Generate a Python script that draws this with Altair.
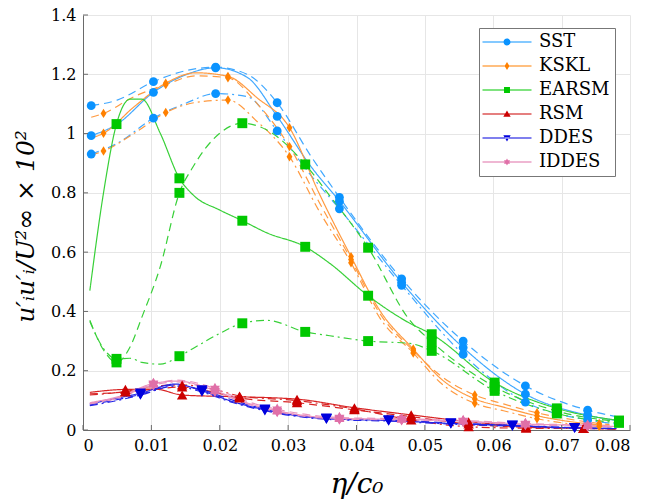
import altair as alt
import pandas as pd

MODELS = ["SST", "KSKL", "EARSM", "RSM", "DDES", "IDDES"]
VARIANTS = ["solid", "dashed", "dashdot"]

MARKER_COLORS = ["#0a93ff", "#ff8000", "#00c800", "#cc0000", "#0000dd", "#e070a8"]
LINE_COLORS = ["#40a8ff", "#ff9a40", "#38d038", "#d82424", "#2424e6", "#ea94be"]

# ---- SST ----
SST_x = [0.0012, 0.005, 0.0103, 0.015, 0.0194, 0.024, 0.0284, 0.0333, 0.0375, 0.0466, 0.0556, 0.0647, 0.0738, 0.078]
SST_solid = [0.993, 1.032, 1.139, 1.198, 1.222, 1.19, 1.058, 0.89, 0.772, 0.498, 0.278, 0.121, 0.050, 0.032]
SST_dashed = [1.094, 1.113, 1.175, 1.212, 1.224, 1.20, 1.104, 0.925, 0.785, 0.51, 0.300, 0.149, 0.067, 0.045]
SST_dashdot = [0.931, 0.967, 1.052, 1.102, 1.135, 1.125, 1.009, 0.86, 0.746, 0.488, 0.255, 0.094, 0.034, 0.02]
SST_mk = [0.0012, 0.0103, 0.0194, 0.0284, 0.0375, 0.0466, 0.0556, 0.0647, 0.0738]

# ---- KSKL ----
KSKL_x = [0.0012, 0.003, 0.0075, 0.0121, 0.0165, 0.0212, 0.0255, 0.0302, 0.0345, 0.0392, 0.0435, 0.0483, 0.0525, 0.0573, 0.0615, 0.0664, 0.0755, 0.077]
KSKL_solid = [0.985, 1.001, 1.091, 1.170, 1.205, 1.193, 1.12, 1.02, 0.80, 0.585, 0.40, 0.273, 0.17, 0.105, 0.077, 0.048, 0.017, 0.014]
KSKL_dashed = [1.055, 1.068, 1.125, 1.165, 1.195, 1.188, 1.10, 0.956, 0.77, 0.575, 0.39, 0.268, 0.18, 0.118, 0.088, 0.058, 0.022, 0.018]
KSKL_dashdot = [0.928, 0.941, 1.001, 1.071, 1.105, 1.113, 1.04, 0.922, 0.74, 0.564, 0.375, 0.26, 0.155, 0.09, 0.065, 0.038, 0.012, 0.01]
KSKL_mk = [0.003, 0.0121, 0.0212, 0.0302, 0.0392, 0.0483, 0.0573, 0.0664, 0.0755]

# ---- EARSM ----
EARSM_x = [0.001, 0.003, 0.0049, 0.0069, 0.0086, 0.0113, 0.0141, 0.0161, 0.020, 0.0233, 0.0269, 0.0325, 0.0361, 0.0417, 0.0478, 0.051, 0.0602, 0.0693, 0.0784]
EARSM_solid = [0.47, 0.80, 1.032, 1.116, 1.116, 1.001, 0.849, 0.793, 0.742, 0.706, 0.665, 0.618, 0.562, 0.453, 0.36, 0.323, 0.160, 0.073, 0.032]
EARSM_dashed = [0.37, 0.27, 0.228, 0.281, 0.38, 0.551, 0.80, 0.888, 1.001, 1.035, 1.012, 0.896, 0.79, 0.615, 0.37, 0.298, 0.146, 0.064, 0.028]
EARSM_dashdot = [0.366, 0.275, 0.24, 0.242, 0.228, 0.222, 0.249, 0.275, 0.326, 0.360, 0.37, 0.331, 0.318, 0.300, 0.292, 0.267, 0.132, 0.056, 0.024]
EARSM_mk = [0.0049, 0.0141, 0.0233, 0.0325, 0.0417, 0.051, 0.0602, 0.0693, 0.0784]

# ---- RSM ----
RSM_x = [0.001, 0.0062, 0.0105, 0.0145, 0.019, 0.0229, 0.0313, 0.0397, 0.048, 0.0564, 0.0648, 0.0732, 0.078]
RSM_solid = [0.127, 0.137, 0.138, 0.118, 0.114, 0.112, 0.104, 0.075, 0.051, 0.028, 0.012, 0.006, 0.004]
RSM_dashed = [0.122, 0.128, 0.138, 0.145, 0.128, 0.108, 0.092, 0.068, 0.045, 0.02, 0.009, 0.006, 0.003]
RSM_dashdot = [0.118, 0.13, 0.148, 0.152, 0.138, 0.115, 0.099, 0.071, 0.034, 0.011, 0.006, 0.005, 0.003]
RSM_mk = [0.0062, 0.0145, 0.0229, 0.0313, 0.0397, 0.048, 0.0564, 0.0648, 0.0732]

# ---- DDES ----
DDES_x = [0.001, 0.0045, 0.0084, 0.0135, 0.0174, 0.022, 0.0266, 0.0356, 0.0447, 0.0538, 0.0628, 0.0719, 0.078]
DDES_solid = [0.088, 0.105, 0.124, 0.155, 0.132, 0.095, 0.068, 0.038, 0.032, 0.022, 0.015, 0.007, 0.005]
DDES_dashed = [0.085, 0.10, 0.12, 0.152, 0.135, 0.10, 0.07, 0.04, 0.034, 0.024, 0.016, 0.008, 0.005]
DDES_dashdot = [0.082, 0.097, 0.118, 0.148, 0.128, 0.092, 0.065, 0.036, 0.03, 0.02, 0.013, 0.006, 0.004]
DDES_mk = [0.0084, 0.0174, 0.0266, 0.0356, 0.0447, 0.0538, 0.0628, 0.0719]

# ---- IDDES ----
IDDES_x = [0.001, 0.0055, 0.0103, 0.0138, 0.0193, 0.0235, 0.0284, 0.0375, 0.0466, 0.0556, 0.0647, 0.0738, 0.078]
IDDES_solid = [0.092, 0.115, 0.157, 0.165, 0.133, 0.095, 0.065, 0.039, 0.036, 0.030, 0.020, 0.015, 0.012]
IDDES_dashed = [0.09, 0.112, 0.155, 0.168, 0.14, 0.10, 0.07, 0.042, 0.038, 0.032, 0.022, 0.016, 0.013]
IDDES_dashdot = [0.088, 0.11, 0.152, 0.162, 0.13, 0.092, 0.062, 0.037, 0.034, 0.028, 0.018, 0.013, 0.010]
IDDES_mk = [0.0103, 0.0193, 0.0284, 0.0375, 0.0466, 0.0556, 0.0647, 0.0738]

X_TICKS = [0, 0.01, 0.02, 0.03, 0.04, 0.05, 0.06, 0.07, 0.08]
Y_TICKS = [0, 0.2, 0.4, 0.6, 0.8, 1.0, 1.2, 1.4]

SERIES = {
    "SST": (SST_x, [SST_solid, SST_dashed, SST_dashdot], SST_mk),
    "KSKL": (KSKL_x, [KSKL_solid, KSKL_dashed, KSKL_dashdot], KSKL_mk),
    "EARSM": (EARSM_x, [EARSM_solid, EARSM_dashed, EARSM_dashdot], EARSM_mk),
    "RSM": (RSM_x, [RSM_solid, RSM_dashed, RSM_dashdot], RSM_mk),
    "DDES": (DDES_x, [DDES_solid, DDES_dashed, DDES_dashdot], DDES_mk),
    "IDDES": (IDDES_x, [IDDES_solid, IDDES_dashed, IDDES_dashdot], IDDES_mk),
}

rows = []
for m in MODELS:
    xs, ys_list, mk = SERIES[m]
    for v, ys in zip(VARIANTS, ys_list):
        for x, y in zip(xs, ys):
            rows.append({"model": m, "variant": v, "x": x, "y": y,
                         "mk": any(abs(x - q) < 1e-9 for q in mk)})
df = pd.DataFrame(rows)

DIAMOND = "M0,-1L0.62,0L0,1L-0.62,0Z"
HEXAGRAM = ("M0,-1L0.2887,-0.5L0.866,-0.5L0.577,0L0.866,0.5L0.2887,0.5L0,1"
            "L-0.2887,0.5L-0.866,0.5L-0.577,0L-0.866,-0.5L-0.2887,-0.5Z")
SHAPES = ["circle", DIAMOND, "square", "triangle-up", "triangle-down", HEXAGRAM]

BAR = "M-7,-0.17H7V0.17H-7Z"
LEG_SHAPES = [
    BAR + "M0,-1A1,1 0 1,1 0,1A1,1 0 1,1 0,-1Z",
    BAR + "M0,-1.15L0.7,0L0,1.15L-0.7,0Z",
    BAR + "M-0.85,-0.85H0.85V0.85H-0.85Z",
    BAR + "M0,-1L1.05,0.8H-1.05Z",
    BAR + "M0,1L1.05,-0.8H-1.05Z",
    BAR + HEXAGRAM,
]

FONT = "DejaVu Serif"
AXIS_GREY = "#6a6a6a"

X_SCALE = alt.Scale(domain=[0, 0.08], nice=False, zero=False)
Y_SCALE = alt.Scale(domain=[0, 1.4], nice=False)
X_AXIS = alt.Axis(values=X_TICKS, title="η/c₀",
                  labelExpr="format(datum.value, '~g')",
                  titleFontStyle="italic", titleFontSize=28,
                  titleBaseline="alphabetic", titleY=62)
Y_AXIS = alt.Axis(values=Y_TICKS, title="u′ᵢu′ᵢ/U²∞ × 10²",
                  labelExpr="format(datum.value, '~g')",
                  titleFontStyle="italic", titleFontSize=25,
                  titleBaseline="alphabetic", titleX=-50, titleY=211,
                  titleAlign="center")

x_enc = alt.X("x:Q", scale=X_SCALE, axis=X_AXIS)
y_enc = alt.Y("y:Q", scale=Y_SCALE, axis=Y_AXIS)

lines = alt.Chart(df).mark_line(interpolate="monotone", strokeWidth=1.2, clip=True).encode(
    x=x_enc, y=y_enc,
    color=alt.Color("model:N", scale=alt.Scale(domain=MODELS, range=LINE_COLORS), legend=None),
    strokeDash=alt.StrokeDash("variant:N", scale=alt.Scale(domain=VARIANTS, range=[[1, 0], [8, 5], [8, 4, 2, 4]]), legend=None),
)

points = alt.Chart(df).transform_filter("datum.mk").mark_point(filled=True, opacity=1, strokeWidth=0).encode(
    x=x_enc, y=y_enc,
    color=alt.Color("model:N", scale=alt.Scale(domain=MODELS, range=MARKER_COLORS), legend=None),
    shape=alt.Shape("model:N", scale=alt.Scale(domain=MODELS, range=SHAPES), legend=None),
    size=alt.Size("model:O", scale=alt.Scale(domain=MODELS, range=[78, 130, 68, 85, 85, 135]), legend=None),
)

xticks = alt.Chart(pd.DataFrame({"x": X_TICKS})).mark_rule(color=AXIS_GREY, strokeWidth=1).encode(
    x=x_enc, y=alt.value(415), y2=alt.value(410))
yticks = alt.Chart(pd.DataFrame({"y": Y_TICKS})).mark_rule(color=AXIS_GREY, strokeWidth=1).encode(
    y=y_enc, x=alt.value(0), x2=alt.value(5))

leg = dict(title=None, orient="none", legendX=396, legendY=13, labelFont=FONT, labelFontSize=18,
           labelColor="black", symbolSize=49, symbolOffset=14, labelOffset=23, padding=5,
           rowPadding=6, strokeColor="#777777", fillColor="white", symbolStrokeWidth=0, labelLimit=200)

dummy = alt.Chart(pd.DataFrame({"model": MODELS})).mark_point(filled=True, size=49, strokeWidth=0, clip=True, opacity=1).encode(
    x=alt.value(-300), y=alt.value(-300),
    color=alt.Color("model:N", scale=alt.Scale(domain=MODELS, range=MARKER_COLORS), legend=alt.Legend(**leg)),
    shape=alt.Shape("model:N", scale=alt.Scale(domain=MODELS, range=LEG_SHAPES), legend=alt.Legend(**leg)),
)

chart = alt.layer(lines, points, xticks, yticks, dummy).resolve_scale(
    color="independent", shape="independent"
).properties(
    width=547, height=415,
    autosize=alt.AutoSizeParams(type="none"),
    padding={"left": 83, "top": 15, "right": 19, "bottom": 74},
).configure_view(stroke=None).configure_axis(
    labelFont=FONT, labelFontSize=16, labelColor="black", labelPadding=7,
    titleFont=FONT, titleColor="black", titleFontWeight="normal",
    domainColor=AXIS_GREY, domainWidth=1, ticks=False,
    gridColor="#e6e6e6", gridWidth=1,
)

chart.save("out.html", embed_options={"renderer": "svg", "actions": False})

▶ INSTRUCTIONS FOR THE TASK
Write down every line from the opening of the listing to the line with "0.0194, 0.0284, 0.0375, 0.0466, 0.0556, 0.0647, 0.0738]", both included, and nothing else; the pictures are omitted.

▶ TASK RESULT
Generate a Python script that draws this with Altair.
import altair as alt
import pandas as pd

MODELS = ["SST", "KSKL", "EARSM", "RSM", "DDES", "IDDES"]
VARIANTS = ["solid", "dashed", "dashdot"]

MARKER_COLORS = ["#0a93ff", "#ff8000", "#00c800", "#cc0000", "#0000dd", "#e070a8"]
LINE_COLORS = ["#40a8ff", "#ff9a40", "#38d038", "#d82424", "#2424e6", "#ea94be"]

# ---- SST ----
SST_x = [0.0012, 0.005, 0.0103, 0.015, 0.0194, 0.024, 0.0284, 0.0333, 0.0375, 0.0466, 0.0556, 0.0647, 0.0738, 0.078]
SST_solid = [0.993, 1.032, 1.139, 1.198, 1.222, 1.19, 1.058, 0.89, 0.772, 0.498, 0.278, 0.121, 0.050, 0.032]
SST_dashed = [1.094, 1.113, 1.175, 1.212, 1.224, 1.20, 1.104, 0.925, 0.785, 0.51, 0.300, 0.149, 0.067, 0.045]
SST_dashdot = [0.931, 0.967, 1.052, 1.102, 1.135, 1.125, 1.009, 0.86, 0.746, 0.488, 0.255, 0.094, 0.034, 0.02]
SST_mk = [0.0012, 0.0103, 0.0194, 0.0284, 0.0375, 0.0466, 0.0556, 0.0647, 0.0738]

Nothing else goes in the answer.